Anyone who earns a monthly or weekly salary, and has a household to run, must consider all the regular bills that must be paid and all other expenses that must be met, even before they harbour any thought of saving or money for optional expenses, like entertainment.

The government is no different. Revenues from taxes, administrative services and other sources sum up the total earnings of the state; and strict accounting measures must be applied to determine the best money measures to pursue.

Fiscal accounts can be defined as what is left to service debt, after the government pits its revenue against its expenditure.

So, wages, social programmes spending, and general spending on maintaining the country, is taken out of revenues, and what is left is called the primary surplus.

Governments always have pre-set primary surplus targets and very few have managed to meet them. Under the current IMF agreement, the target for Jamaica’s primary surplus is 7 per cent of Gross Domestic Product (GDP). At the moment, Jamaica is set to meet this target at the next IMF review.

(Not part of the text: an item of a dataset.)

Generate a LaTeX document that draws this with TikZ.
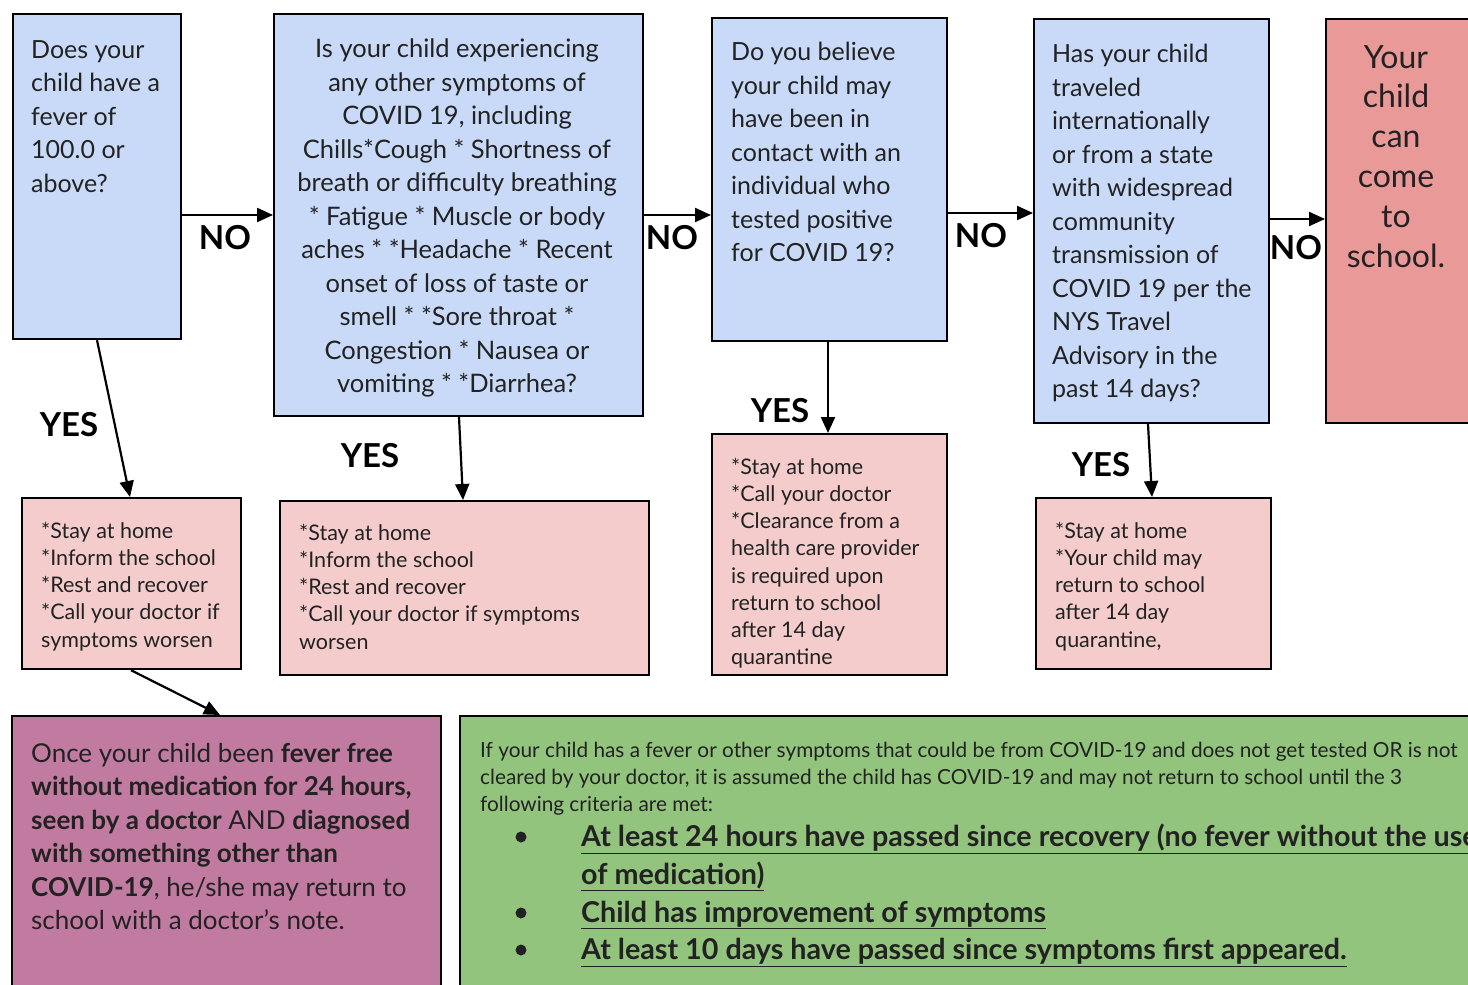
\documentclass[tikz,border=0pt]{standalone}
\usepackage{fontspec}
\setmainfont{Lato}
\usetikzlibrary{arrows.meta}
\definecolor{qblue}{HTML}{C9DAF8}
\definecolor{apink}{HTML}{F4CCCC}
\definecolor{fred}{HTML}{EA9999}
\definecolor{purp}{HTML}{C27BA0}
\definecolor{grn}{HTML}{93C47D}
\definecolor{ink}{HTML}{222222}
\tikzset{
  box/.style={draw=black, line width=2.2pt, anchor=north west, inner sep=0pt},
  qbox/.style={box, fill=qblue},
  abox/.style={box, fill=apink},
  qtxt/.style={anchor=north west, inner sep=0pt, align=left, text=ink, font=\fontsize{25}{33.5}\selectfont},
  ctxt/.style={anchor=north, inner sep=0pt, align=center, text=ink, font=\fontsize{25.5}{33.5}\selectfont},
  atxt/.style={anchor=north west, inner sep=0pt, align=left, text=ink, font=\fontsize{21.5}{27.2}\selectfont},
  lbl/.style={inner sep=0pt, font=\fontsize{33}{33}\selectfont\bfseries},
  arr/.style={line width=2.2pt, -{Triangle[length=16pt,width=14pt]}},
}
\begin{document}
\begin{tikzpicture}[x=1pt,y=-1pt]
\useasboundingbox (0,0) rectangle (1468,985);
\clip (0,0) rectangle (1468,985);
\fill[white] (0,0) rectangle (1468,985);
% question boxes
\node[qbox, minimum width=168pt, minimum height=325pt] (q1) at (12,13) {};
\node[qbox, minimum width=369pt, minimum height=402pt] (q2) at (273,13) {};
\node[qbox, minimum width=235pt, minimum height=323pt] (q3) at (711,17) {};
\node[qbox, minimum width=235pt, minimum height=404pt] (q4) at (1033,18) {};
\node[box, fill=fred, minimum width=170pt, minimum height=404pt] (fin) at (1325,18) {};
% action boxes
\node[abox, minimum width=219pt, minimum height=171pt] (a1) at (21,497) {};
\node[abox, minimum width=369pt, minimum height=174pt] (a2) at (279,500) {};
\node[abox, minimum width=235pt, minimum height=241pt] (a3) at (711,433) {};
\node[abox, minimum width=235pt, minimum height=171pt] (a4) at (1035,497) {};
% bottom boxes
\node[box, fill=purp, minimum width=429pt, minimum height=320pt] (pur) at (11,715) {};
\node[box, fill=grn, minimum width=1040pt, minimum height=320pt] (grn) at (459,715) {};

% texts
\node[qtxt] (t1) at (31,40) {Does your\\child have a\\fever of\\100.0 or\\above?};
\node[ctxt] (t2) at (457,39) {Is your child experiencing\\any other symptoms of\\COVID 19, including\\Chills*Cough * Shortness of\\breath or difficulty breathing\\* Fatigue * Muscle or body\\aches * *Headache * Recent\\onset of loss of taste or\\smell * *Sore throat *\\Congestion * Nausea or\\vomiting * *Diarrhea?};
\node[qtxt] (t3) at (731,42) {Do you believe\\your child may\\have been in\\contact with an\\individual who\\tested positive\\for COVID 19?};
\node[qtxt] (t4) at (1052,44) {Has your child\\traveled\\internationally\\or from a state\\with widespread\\community\\transmission of\\COVID 19 per the\\NYS Travel\\Advisory in the\\past 14 days?};
\node[anchor=north, inner sep=0pt, align=center, text=ink, font=\fontsize{32}{39.8}\selectfont] (t5) at (1396,45) {Your\\child\\can\\come\\to\\school.};

\node[atxt] (s1) at (41,522) {*Stay at home\\*Inform the school\\*Rest and recover\\*Call your doctor if\\symptoms worsen};
\node[atxt] (s2) at (299,524) {*Stay at home\\*Inform the school\\*Rest and recover\\*Call your doctor if symptoms\\worsen};
\node[atxt] (s3) at (731,458) {*Stay at home\\*Call your doctor\\*Clearance from a\\health care provider\\is required upon\\return to school\\after 14 day\\quarantine};
\node[atxt] (s4) at (1055,522) {*Stay at home\\*Your child may\\return to school\\after 14 day\\quarantine,};

\node[anchor=north west, inner sep=0pt, align=left, text=ink, font=\fontsize{26}{33.5}\selectfont] (p1) at (31,743) {Once your child been \textbf{fever free}\\\textbf{without medication for 24 hours,}\\\textbf{seen by a doctor} AND \textbf{diagnosed}\\\textbf{with something other than}\\\textbf{COVID-19}, he/she may return to\\school with a doctor’s note.};

\node[anchor=north west, inner sep=0pt, align=left, text=ink, font=\fontsize{20.8}{27}\selectfont] (g1) at (480,742) {If your child has a fever or other symptoms that could be from COVID-19 and does not get tested OR is not\\cleared by your doctor, it is assumed the child has COVID-19 and may not return to school until the 3\\following criteria are met:};
\node[anchor=north west, inner sep=0pt, align=left, text=ink, font=\fontsize{28.7}{37.7}\selectfont\bfseries] (g2) at (581,824) {\underline{At least 24 hours have passed since recovery (no fever without the use}\\\underline{of medication)}\\\underline{Child has improvement of symptoms}\\\underline{At least 10 days have passed since symptoms first appeared.}};
\foreach \yy/\nm in {837/b1,913/b2,950/b3}
  \node[circle, fill=ink, inner sep=0pt, minimum size=11pt] (\nm) at (521,\yy) {};

% connectors
\draw[arr] (q1.east |- 0,215) -- (q2.west |- 0,215);
\draw[arr] (q2.east |- 0,215) -- (q3.west |- 0,215);
\draw[arr] (q3.east |- 0,213) -- (q4.west |- 0,213);
\draw[arr] (q4.east |- 0,219) -- (fin.west |- 0,219);
\draw[arr] (q1.south -| 97,0) -- (a1.north -| 130,0);
\draw[arr] (q2.south -| 459,0) -- (a2.north -| 463,0);
\draw[arr] (q3.south -| 828,0) -- (a3.north -| 828,0);
\draw[arr] (q4.south -| 1148,0) -- (a4.north -| 1152,0);
\draw[arr] (a1.south -| 131,0) -- (pur.north -| 220,0);

% labels
\node[lbl] (n1) at (225,238) {NO};
\node[lbl] (n2) at (672,238) {NO};
\node[lbl] (n3) at (981,236) {NO};
\node[lbl] (n4) at (1296,248) {NO};
\node[lbl] (y1) at (69,425) {YES};
\node[lbl] (y2) at (370,456) {YES};
\node[lbl] (y3) at (780,411) {YES};
\node[lbl] (y4) at (1101,465) {YES};
\end{tikzpicture}
\end{document}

As explained by EPOC co-chair, Keith Duncan, there are several reforms that Jamaica must undertake, under the current arrangement. These changes include adjustments to the public sector wage bill, the system governing taxes and other critical monetary factors, all of which will push us towards our goal and meet the agreed primary surplus target.

“Our job at the EPOC continues to be to support the process of maintaining public awareness and to play an effective monitoring role. EPOC will continue to hold our Government accountable for this new economic programme, primarily as it relates to the fiscal and monetary policy commitments that we have made.”

EPOC is closely monitoring this target, as it is key to the overall performance of the nation, under the current programme.